Just a brief thought. The Bible is a very big book with lots to say about mission. It is easy to focus on the ‘obvious’  passages and play down or ignore other texts that seem to be either challenging or irrelevant to the mission of God.

The contention of those who employ a missional hermeneutic is that, by definition, any text of the Bible could be read from the perspective of God’s mission. This sounds good but we then have to acknowledge the elephants in the room. How do we read geneaolgies ‘missionally’? How do we read texts like the destruction of the Canaanites ‘missionally’? How do we read Song of Songs ‘missionally’.

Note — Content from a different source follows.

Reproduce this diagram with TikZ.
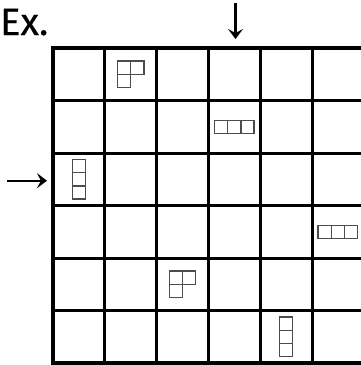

I am not saying these things can’t be done. My point is to ask, ‘When will we get round to the more tricky texts?’

What would you say are the five texts of the Bible that present the most problems for a missional reading?

One thought on “Elephants in the Bible and Mission room

  1. Well I wouldn’t say genealogies are missionally difficult, especially matthew 1. In fact I’d say some of the most tricky Bible passages only really make sense with a missional reading, e.g. Gen 38. Some of the OT ones in Kings of Chrons would be harder. And it depends what you mean by missionally. Job and Ecclesiasties are very hard to see much development of God’s salvation plan through history, but they are highly relevant in terms of the questions that unbelievers ask. I’d probably go for Proverbs and Song of songs as my top ones as most difficult for a missional reading. I’d like to see / hear more about NT missional readings. But maybe thats you and Wrighty being OT scholars??!